• [Problem requirements] Would you copy the records below, exactly and only from their first line through the line containing "minimum height=111pt] (backing)", without any pictures?

[Rows from a dataset of charts and code]

○ ○ ○

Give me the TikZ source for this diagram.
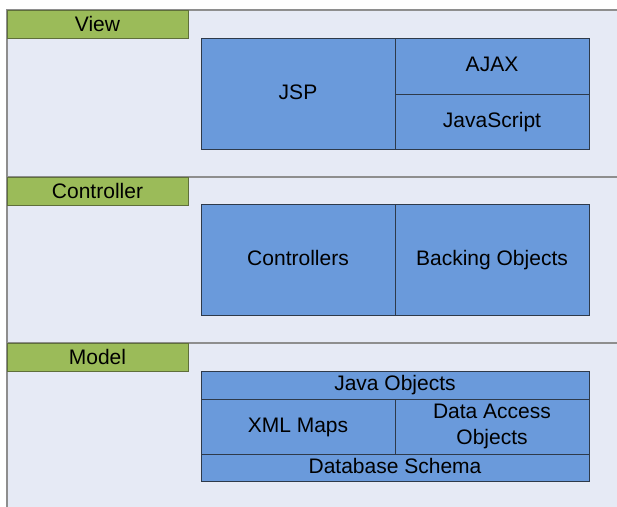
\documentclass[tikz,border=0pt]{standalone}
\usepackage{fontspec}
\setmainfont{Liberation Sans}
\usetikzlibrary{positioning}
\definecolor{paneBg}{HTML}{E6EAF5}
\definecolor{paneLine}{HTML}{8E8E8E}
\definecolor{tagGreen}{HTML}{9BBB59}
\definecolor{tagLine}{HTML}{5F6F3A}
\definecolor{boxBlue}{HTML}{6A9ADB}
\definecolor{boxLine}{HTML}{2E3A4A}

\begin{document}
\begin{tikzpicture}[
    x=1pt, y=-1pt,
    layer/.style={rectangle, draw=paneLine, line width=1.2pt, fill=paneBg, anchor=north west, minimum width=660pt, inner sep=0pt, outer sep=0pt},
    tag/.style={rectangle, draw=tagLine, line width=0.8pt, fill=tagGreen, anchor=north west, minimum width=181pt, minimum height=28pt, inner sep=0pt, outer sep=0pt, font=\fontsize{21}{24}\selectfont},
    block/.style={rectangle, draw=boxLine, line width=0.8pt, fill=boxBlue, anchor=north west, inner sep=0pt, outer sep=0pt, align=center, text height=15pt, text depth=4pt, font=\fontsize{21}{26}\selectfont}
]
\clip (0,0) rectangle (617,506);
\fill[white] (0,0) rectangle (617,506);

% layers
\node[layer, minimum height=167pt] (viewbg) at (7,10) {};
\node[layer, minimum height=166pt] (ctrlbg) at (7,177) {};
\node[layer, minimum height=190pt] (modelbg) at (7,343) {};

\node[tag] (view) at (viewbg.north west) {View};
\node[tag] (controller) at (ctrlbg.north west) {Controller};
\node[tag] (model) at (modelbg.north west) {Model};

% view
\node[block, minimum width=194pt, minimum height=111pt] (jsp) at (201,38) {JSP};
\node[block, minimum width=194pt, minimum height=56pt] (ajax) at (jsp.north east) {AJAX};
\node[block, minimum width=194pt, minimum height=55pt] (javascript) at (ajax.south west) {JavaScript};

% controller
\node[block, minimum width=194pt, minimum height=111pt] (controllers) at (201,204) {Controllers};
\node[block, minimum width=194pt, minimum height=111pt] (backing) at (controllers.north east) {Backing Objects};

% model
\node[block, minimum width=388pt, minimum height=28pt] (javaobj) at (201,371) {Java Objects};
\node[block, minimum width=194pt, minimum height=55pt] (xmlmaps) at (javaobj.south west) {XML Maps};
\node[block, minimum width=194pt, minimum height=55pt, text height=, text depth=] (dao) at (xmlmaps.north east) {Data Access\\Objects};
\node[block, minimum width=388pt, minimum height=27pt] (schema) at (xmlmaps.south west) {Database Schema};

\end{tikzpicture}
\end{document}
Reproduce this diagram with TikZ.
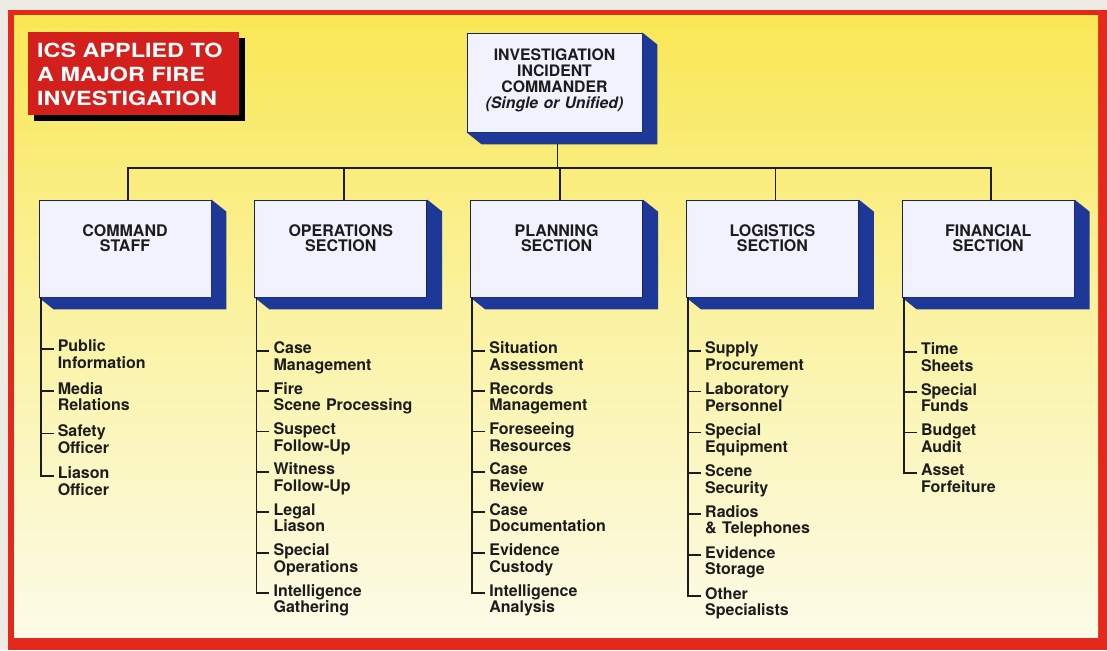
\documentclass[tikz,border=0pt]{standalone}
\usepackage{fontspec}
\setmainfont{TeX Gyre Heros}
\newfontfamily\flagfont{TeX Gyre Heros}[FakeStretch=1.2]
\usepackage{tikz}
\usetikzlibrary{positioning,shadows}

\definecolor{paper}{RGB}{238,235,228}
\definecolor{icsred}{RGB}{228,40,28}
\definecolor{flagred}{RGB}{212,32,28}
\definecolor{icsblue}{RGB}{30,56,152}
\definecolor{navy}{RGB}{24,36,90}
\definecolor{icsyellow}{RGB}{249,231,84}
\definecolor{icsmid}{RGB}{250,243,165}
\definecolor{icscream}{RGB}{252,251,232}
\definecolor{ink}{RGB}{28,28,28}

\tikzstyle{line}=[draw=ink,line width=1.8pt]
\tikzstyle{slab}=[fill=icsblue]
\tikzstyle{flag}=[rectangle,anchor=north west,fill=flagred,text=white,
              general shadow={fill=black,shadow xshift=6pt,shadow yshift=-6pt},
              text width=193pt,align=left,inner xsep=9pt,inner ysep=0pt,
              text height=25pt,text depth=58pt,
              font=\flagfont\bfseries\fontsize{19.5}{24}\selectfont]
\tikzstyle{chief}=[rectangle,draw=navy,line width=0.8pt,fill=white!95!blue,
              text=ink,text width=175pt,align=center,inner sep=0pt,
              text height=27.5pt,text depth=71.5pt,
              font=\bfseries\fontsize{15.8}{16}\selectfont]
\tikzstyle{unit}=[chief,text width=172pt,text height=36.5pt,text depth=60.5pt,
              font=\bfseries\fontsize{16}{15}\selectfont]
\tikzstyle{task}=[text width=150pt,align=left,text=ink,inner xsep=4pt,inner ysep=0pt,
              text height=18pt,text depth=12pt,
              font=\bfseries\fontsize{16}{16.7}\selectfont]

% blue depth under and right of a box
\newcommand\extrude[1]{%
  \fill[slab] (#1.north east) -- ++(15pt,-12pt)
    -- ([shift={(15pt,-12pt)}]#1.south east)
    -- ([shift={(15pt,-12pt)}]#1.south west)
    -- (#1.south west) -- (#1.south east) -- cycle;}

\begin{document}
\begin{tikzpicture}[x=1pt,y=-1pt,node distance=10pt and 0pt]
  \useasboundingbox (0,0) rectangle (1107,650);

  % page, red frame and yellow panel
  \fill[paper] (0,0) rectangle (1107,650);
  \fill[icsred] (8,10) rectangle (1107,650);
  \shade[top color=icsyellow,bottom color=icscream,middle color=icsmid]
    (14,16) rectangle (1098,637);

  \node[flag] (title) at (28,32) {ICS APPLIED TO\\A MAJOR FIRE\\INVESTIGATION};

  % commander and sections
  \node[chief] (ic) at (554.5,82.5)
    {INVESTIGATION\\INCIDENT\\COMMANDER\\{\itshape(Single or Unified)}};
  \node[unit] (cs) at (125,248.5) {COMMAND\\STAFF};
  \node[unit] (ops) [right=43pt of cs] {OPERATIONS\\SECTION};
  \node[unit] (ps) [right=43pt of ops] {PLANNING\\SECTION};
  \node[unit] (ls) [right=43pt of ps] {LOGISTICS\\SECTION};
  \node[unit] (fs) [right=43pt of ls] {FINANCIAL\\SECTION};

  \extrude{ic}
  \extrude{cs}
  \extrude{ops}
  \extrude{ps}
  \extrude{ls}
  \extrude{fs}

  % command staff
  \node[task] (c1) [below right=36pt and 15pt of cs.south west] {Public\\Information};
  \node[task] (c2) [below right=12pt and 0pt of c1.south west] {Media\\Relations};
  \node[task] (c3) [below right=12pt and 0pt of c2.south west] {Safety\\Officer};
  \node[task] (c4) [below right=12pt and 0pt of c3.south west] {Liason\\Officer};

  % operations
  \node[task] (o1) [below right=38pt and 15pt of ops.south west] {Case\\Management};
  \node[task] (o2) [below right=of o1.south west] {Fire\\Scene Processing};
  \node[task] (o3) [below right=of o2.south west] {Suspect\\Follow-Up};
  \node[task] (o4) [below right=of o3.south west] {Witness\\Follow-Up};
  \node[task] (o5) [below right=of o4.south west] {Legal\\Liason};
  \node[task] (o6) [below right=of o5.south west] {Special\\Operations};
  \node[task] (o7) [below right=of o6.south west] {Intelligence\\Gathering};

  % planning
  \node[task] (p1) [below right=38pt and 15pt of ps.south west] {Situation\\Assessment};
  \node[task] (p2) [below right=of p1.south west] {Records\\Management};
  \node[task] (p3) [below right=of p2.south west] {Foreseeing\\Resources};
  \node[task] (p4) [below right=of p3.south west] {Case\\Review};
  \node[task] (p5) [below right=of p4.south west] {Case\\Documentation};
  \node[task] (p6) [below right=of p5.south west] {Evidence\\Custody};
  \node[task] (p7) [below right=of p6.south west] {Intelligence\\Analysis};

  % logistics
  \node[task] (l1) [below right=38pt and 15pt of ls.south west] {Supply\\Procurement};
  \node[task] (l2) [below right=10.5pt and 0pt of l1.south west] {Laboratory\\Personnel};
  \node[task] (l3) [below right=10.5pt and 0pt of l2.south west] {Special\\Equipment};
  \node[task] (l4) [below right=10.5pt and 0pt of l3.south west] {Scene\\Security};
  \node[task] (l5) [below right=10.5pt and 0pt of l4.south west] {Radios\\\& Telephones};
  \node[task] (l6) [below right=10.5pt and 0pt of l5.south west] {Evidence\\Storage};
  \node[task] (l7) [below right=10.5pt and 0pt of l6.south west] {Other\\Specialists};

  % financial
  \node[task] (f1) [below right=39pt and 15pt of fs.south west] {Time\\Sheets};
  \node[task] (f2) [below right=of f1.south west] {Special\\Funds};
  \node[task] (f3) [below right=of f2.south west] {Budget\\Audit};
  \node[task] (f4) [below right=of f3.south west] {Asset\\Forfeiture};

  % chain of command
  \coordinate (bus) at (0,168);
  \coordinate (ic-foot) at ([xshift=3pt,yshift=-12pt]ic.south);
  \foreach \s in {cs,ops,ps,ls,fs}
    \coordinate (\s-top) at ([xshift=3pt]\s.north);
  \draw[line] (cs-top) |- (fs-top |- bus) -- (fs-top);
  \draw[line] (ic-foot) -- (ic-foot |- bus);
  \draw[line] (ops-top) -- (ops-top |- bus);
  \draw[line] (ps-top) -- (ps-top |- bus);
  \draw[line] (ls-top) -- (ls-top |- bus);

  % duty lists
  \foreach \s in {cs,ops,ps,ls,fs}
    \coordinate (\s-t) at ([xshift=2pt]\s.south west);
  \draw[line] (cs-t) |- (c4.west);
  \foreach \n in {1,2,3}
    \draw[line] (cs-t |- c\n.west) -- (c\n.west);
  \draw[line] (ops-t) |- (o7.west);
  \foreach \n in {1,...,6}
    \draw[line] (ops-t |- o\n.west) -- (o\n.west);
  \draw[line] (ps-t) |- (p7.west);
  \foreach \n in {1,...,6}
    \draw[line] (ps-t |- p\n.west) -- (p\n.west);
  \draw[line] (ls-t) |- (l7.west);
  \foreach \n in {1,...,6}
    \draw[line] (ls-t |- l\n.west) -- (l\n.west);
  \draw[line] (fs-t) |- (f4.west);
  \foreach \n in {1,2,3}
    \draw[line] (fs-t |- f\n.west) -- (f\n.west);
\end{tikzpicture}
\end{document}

○ ○ ○

• [Full output]
Give me the TikZ source for this diagram.
\documentclass[tikz,border=0pt]{standalone}
\usepackage{fontspec}
\setmainfont{Liberation Sans}
\usetikzlibrary{positioning}
\definecolor{paneBg}{HTML}{E6EAF5}
\definecolor{paneLine}{HTML}{8E8E8E}
\definecolor{tagGreen}{HTML}{9BBB59}
\definecolor{tagLine}{HTML}{5F6F3A}
\definecolor{boxBlue}{HTML}{6A9ADB}
\definecolor{boxLine}{HTML}{2E3A4A}

\begin{document}
\begin{tikzpicture}[
    x=1pt, y=-1pt,
    layer/.style={rectangle, draw=paneLine, line width=1.2pt, fill=paneBg, anchor=north west, minimum width=660pt, inner sep=0pt, outer sep=0pt},
    tag/.style={rectangle, draw=tagLine, line width=0.8pt, fill=tagGreen, anchor=north west, minimum width=181pt, minimum height=28pt, inner sep=0pt, outer sep=0pt, font=\fontsize{21}{24}\selectfont},
    block/.style={rectangle, draw=boxLine, line width=0.8pt, fill=boxBlue, anchor=north west, inner sep=0pt, outer sep=0pt, align=center, text height=15pt, text depth=4pt, font=\fontsize{21}{26}\selectfont}
]
\clip (0,0) rectangle (617,506);
\fill[white] (0,0) rectangle (617,506);

% layers
\node[layer, minimum height=167pt] (viewbg) at (7,10) {};
\node[layer, minimum height=166pt] (ctrlbg) at (7,177) {};
\node[layer, minimum height=190pt] (modelbg) at (7,343) {};

\node[tag] (view) at (viewbg.north west) {View};
\node[tag] (controller) at (ctrlbg.north west) {Controller};
\node[tag] (model) at (modelbg.north west) {Model};

% view
\node[block, minimum width=194pt, minimum height=111pt] (jsp) at (201,38) {JSP};
\node[block, minimum width=194pt, minimum height=56pt] (ajax) at (jsp.north east) {AJAX};
\node[block, minimum width=194pt, minimum height=55pt] (javascript) at (ajax.south west) {JavaScript};

% controller
\node[block, minimum width=194pt, minimum height=111pt] (controllers) at (201,204) {Controllers};
\node[block, minimum width=194pt, minimum height=111pt] (backing) at (controllers.north east) {Backing Objects};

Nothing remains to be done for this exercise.